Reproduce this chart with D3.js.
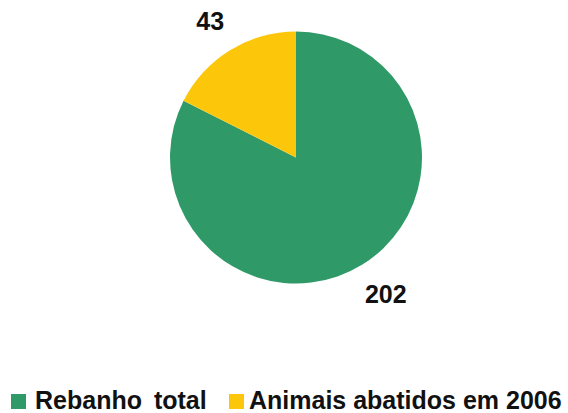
<!DOCTYPE html>
<html>
<head>
<meta charset="utf-8">
<script src="https://cdn.jsdelivr.net/npm/d3@7"></script>
<style>
  html, body { margin: 0; padding: 0; background: #ffffff; }
  svg { display: block; }
  text { font-family: "Liberation Sans", Arial, Helvetica, sans-serif; font-weight: bold; fill: #111; }
</style>
</head>
<body>
<svg id="chart" width="568" height="413"></svg>
<script>
// Rebanho vs. animais abatidos
const categories = ["Rebanho total", "Animais abatidos em 2006"];
const values = [202, 43];
const colors = ["#2f9a67", "#fcc70b"];

const width = 568, height = 413;
const cx = 296, cy = 157.5, radius = 126, labelRadius = 160;

const svg = d3.select("#chart");

const pie = d3.pie().sort(null).value(d => d.value);
const data = pie(categories.map((c, i) => ({ name: c, value: values[i], color: colors[i] })));

const arc = d3.arc().innerRadius(0).outerRadius(radius);
const labelArc = d3.arc().innerRadius(labelRadius).outerRadius(labelRadius);

const g = svg.append("g").attr("transform", `translate(${cx},${cy})`);

g.selectAll("path.slice")
  .data(data)
  .join("path")
  .attr("class", "slice")
  .attr("d", arc)
  .attr("fill", d => d.data.color);

// value labels sit just outside each slice, nudged slightly toward the vertical split
const labelShift = [6, -2];
g.selectAll("text.value")
  .data(data)
  .join("text")
  .attr("class", "value")
  .attr("transform", (d, i) => {
    const [x, y] = labelArc.centroid(d);
    return `translate(${x + labelShift[i]},${y})`;
  })
  .attr("text-anchor", "middle")
  .attr("dy", "0.36em")
  .style("font-size", "25px")
  .text(d => d.data.value);

// Legend along the bottom
const legendX = [11, 229];
const legendTextX = [24, 20];
const legend = svg.append("g").attr("class", "legend");
const items = legend.selectAll("g.item")
  .data(data)
  .join("g")
  .attr("class", "item")
  .attr("transform", (d, i) => `translate(${legendX[i]},394)`);

items.append("rect")
  .attr("width", 15)
  .attr("height", 15)
  .attr("fill", d => d.data.color);

items.append("text")
  .attr("x", (d, i) => legendTextX[i])
  .attr("y", 15)
  .style("font-size", "25px")
  .style("word-spacing", (d, i) => i === 0 ? "5px" : "0px")
  .text(d => d.data.name);
</script>
</body>
</html>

** EXERCISE DIRECTIONS **
Reproduce exactly the run of lines that opens the listing and closes with the line holding "const data = pie(categories.map((c, i)". Pictures are excluded.

** RESULT OF THE EXERCISE **
Reproduce this chart with D3.js.
<!DOCTYPE html>
<html>
<head>
<meta charset="utf-8">
<script src="https://cdn.jsdelivr.net/npm/d3@7"></script>
<style>
  html, body { margin: 0; padding: 0; background: #ffffff; }
  svg { display: block; }
  text { font-family: "Liberation Sans", Arial, Helvetica, sans-serif; font-weight: bold; fill: #111; }
</style>
</head>
<body>
<svg id="chart" width="568" height="413"></svg>
<script>
// Rebanho vs. animais abatidos
const categories = ["Rebanho total", "Animais abatidos em 2006"];
const values = [202, 43];
const colors = ["#2f9a67", "#fcc70b"];

const width = 568, height = 413;
const cx = 296, cy = 157.5, radius = 126, labelRadius = 160;

const svg = d3.select("#chart");

const pie = d3.pie().sort(null).value(d => d.value);
const data = pie(categories.map((c, i) => ({ name: c, value: values[i], color: colors[i] })));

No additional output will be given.